■ Recorded data ■
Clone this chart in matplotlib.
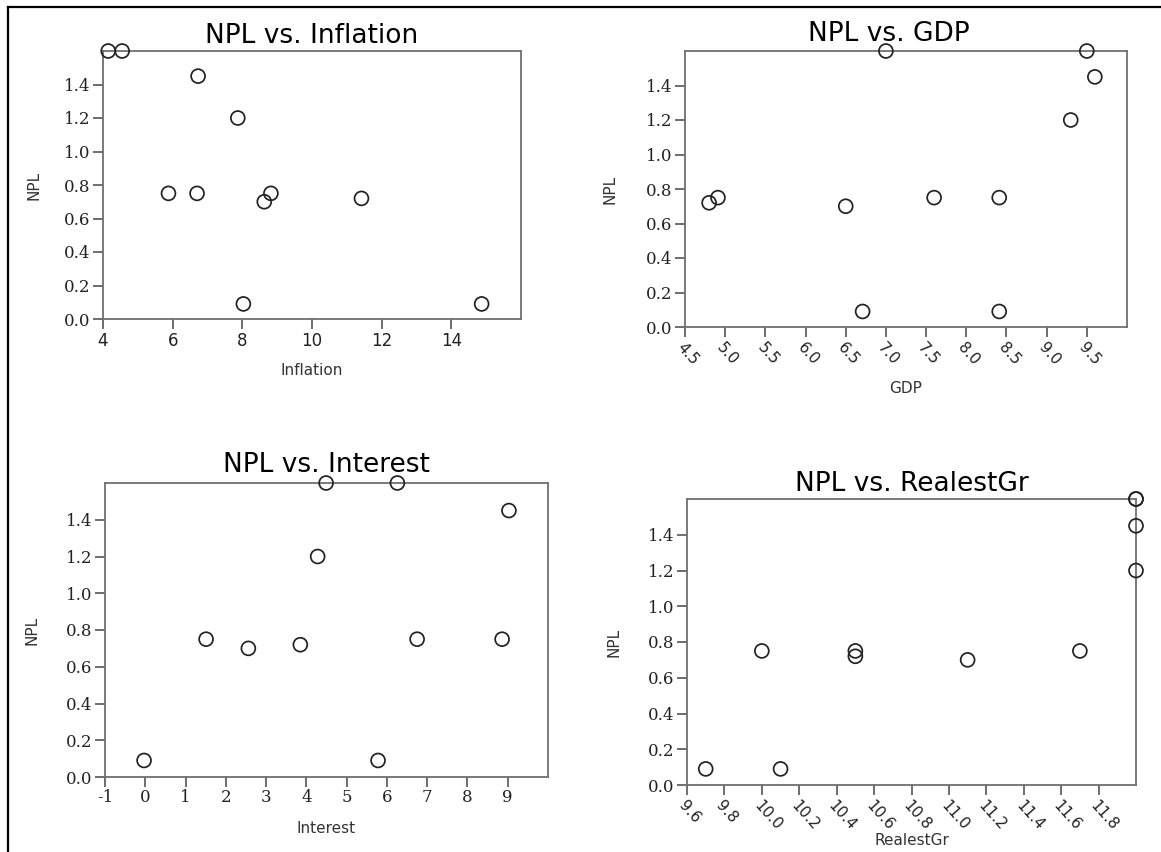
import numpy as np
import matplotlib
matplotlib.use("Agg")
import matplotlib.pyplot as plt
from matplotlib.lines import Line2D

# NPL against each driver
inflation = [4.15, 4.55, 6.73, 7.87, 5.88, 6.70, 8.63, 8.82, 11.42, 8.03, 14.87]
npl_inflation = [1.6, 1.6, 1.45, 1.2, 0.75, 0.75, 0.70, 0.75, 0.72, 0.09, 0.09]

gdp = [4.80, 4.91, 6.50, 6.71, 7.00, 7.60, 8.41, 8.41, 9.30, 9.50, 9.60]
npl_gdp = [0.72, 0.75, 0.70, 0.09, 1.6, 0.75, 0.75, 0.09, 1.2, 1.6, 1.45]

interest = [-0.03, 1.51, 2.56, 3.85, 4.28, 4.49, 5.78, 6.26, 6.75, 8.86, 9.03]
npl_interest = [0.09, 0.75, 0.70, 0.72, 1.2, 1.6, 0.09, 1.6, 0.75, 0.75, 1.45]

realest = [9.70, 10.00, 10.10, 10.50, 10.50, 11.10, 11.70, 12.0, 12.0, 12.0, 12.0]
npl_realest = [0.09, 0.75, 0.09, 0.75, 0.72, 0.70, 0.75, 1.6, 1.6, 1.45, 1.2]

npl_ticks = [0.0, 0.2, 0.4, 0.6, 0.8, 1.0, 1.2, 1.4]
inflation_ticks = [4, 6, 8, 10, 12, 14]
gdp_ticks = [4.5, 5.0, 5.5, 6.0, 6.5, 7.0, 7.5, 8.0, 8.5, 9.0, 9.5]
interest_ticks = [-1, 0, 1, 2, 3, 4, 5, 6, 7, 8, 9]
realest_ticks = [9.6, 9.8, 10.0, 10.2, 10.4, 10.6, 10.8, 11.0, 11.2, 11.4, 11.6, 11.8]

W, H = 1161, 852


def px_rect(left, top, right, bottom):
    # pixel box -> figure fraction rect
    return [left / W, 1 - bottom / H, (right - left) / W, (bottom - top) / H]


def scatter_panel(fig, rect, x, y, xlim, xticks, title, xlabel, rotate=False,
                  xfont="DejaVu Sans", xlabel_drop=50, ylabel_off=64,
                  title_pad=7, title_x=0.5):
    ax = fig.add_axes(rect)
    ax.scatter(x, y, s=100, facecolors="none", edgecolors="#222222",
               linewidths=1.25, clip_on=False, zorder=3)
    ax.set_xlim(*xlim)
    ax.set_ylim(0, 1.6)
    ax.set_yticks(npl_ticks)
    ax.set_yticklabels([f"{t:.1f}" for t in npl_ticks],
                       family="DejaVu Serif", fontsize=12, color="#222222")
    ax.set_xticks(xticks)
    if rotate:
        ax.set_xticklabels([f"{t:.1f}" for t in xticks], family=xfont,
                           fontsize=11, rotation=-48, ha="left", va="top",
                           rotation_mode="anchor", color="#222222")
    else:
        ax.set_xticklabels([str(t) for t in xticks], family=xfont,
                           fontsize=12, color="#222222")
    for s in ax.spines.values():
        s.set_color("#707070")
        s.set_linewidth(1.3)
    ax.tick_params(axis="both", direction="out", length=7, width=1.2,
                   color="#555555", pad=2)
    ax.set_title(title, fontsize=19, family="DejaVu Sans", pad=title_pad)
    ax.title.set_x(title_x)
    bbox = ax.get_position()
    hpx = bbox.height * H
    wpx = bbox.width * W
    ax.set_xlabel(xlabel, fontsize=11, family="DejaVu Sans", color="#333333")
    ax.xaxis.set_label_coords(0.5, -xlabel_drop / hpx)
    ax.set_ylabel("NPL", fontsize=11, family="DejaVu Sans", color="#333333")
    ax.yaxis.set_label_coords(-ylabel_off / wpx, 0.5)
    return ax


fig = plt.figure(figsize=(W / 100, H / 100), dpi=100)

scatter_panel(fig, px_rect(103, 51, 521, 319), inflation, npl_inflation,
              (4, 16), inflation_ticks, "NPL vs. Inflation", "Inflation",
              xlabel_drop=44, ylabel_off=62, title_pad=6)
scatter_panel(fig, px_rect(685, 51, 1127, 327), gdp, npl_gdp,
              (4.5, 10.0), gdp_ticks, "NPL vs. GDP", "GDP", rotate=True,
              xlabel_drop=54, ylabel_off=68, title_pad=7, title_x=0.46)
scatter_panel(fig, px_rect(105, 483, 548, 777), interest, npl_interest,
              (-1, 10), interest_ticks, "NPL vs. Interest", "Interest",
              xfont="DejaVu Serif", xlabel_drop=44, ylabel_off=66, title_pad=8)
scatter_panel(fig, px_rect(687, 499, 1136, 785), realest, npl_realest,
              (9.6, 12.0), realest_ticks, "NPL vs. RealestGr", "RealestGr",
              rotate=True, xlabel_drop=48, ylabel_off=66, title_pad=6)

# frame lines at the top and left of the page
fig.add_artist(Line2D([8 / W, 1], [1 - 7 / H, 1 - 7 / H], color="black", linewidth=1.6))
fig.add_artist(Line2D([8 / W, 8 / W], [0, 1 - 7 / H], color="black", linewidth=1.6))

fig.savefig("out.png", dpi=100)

■ Directions ■
Print the data above verbatim from the first line through the line holding "1.6, 1.45, 1.2]", leaving every picture out.

■ Exercise output ■
Clone this chart in matplotlib.
import numpy as np
import matplotlib
matplotlib.use("Agg")
import matplotlib.pyplot as plt
from matplotlib.lines import Line2D

# NPL against each driver
inflation = [4.15, 4.55, 6.73, 7.87, 5.88, 6.70, 8.63, 8.82, 11.42, 8.03, 14.87]
npl_inflation = [1.6, 1.6, 1.45, 1.2, 0.75, 0.75, 0.70, 0.75, 0.72, 0.09, 0.09]

gdp = [4.80, 4.91, 6.50, 6.71, 7.00, 7.60, 8.41, 8.41, 9.30, 9.50, 9.60]
npl_gdp = [0.72, 0.75, 0.70, 0.09, 1.6, 0.75, 0.75, 0.09, 1.2, 1.6, 1.45]

interest = [-0.03, 1.51, 2.56, 3.85, 4.28, 4.49, 5.78, 6.26, 6.75, 8.86, 9.03]
npl_interest = [0.09, 0.75, 0.70, 0.72, 1.2, 1.6, 0.09, 1.6, 0.75, 0.75, 1.45]

realest = [9.70, 10.00, 10.10, 10.50, 10.50, 11.10, 11.70, 12.0, 12.0, 12.0, 12.0]
npl_realest = [0.09, 0.75, 0.09, 0.75, 0.72, 0.70, 0.75, 1.6, 1.6, 1.45, 1.2]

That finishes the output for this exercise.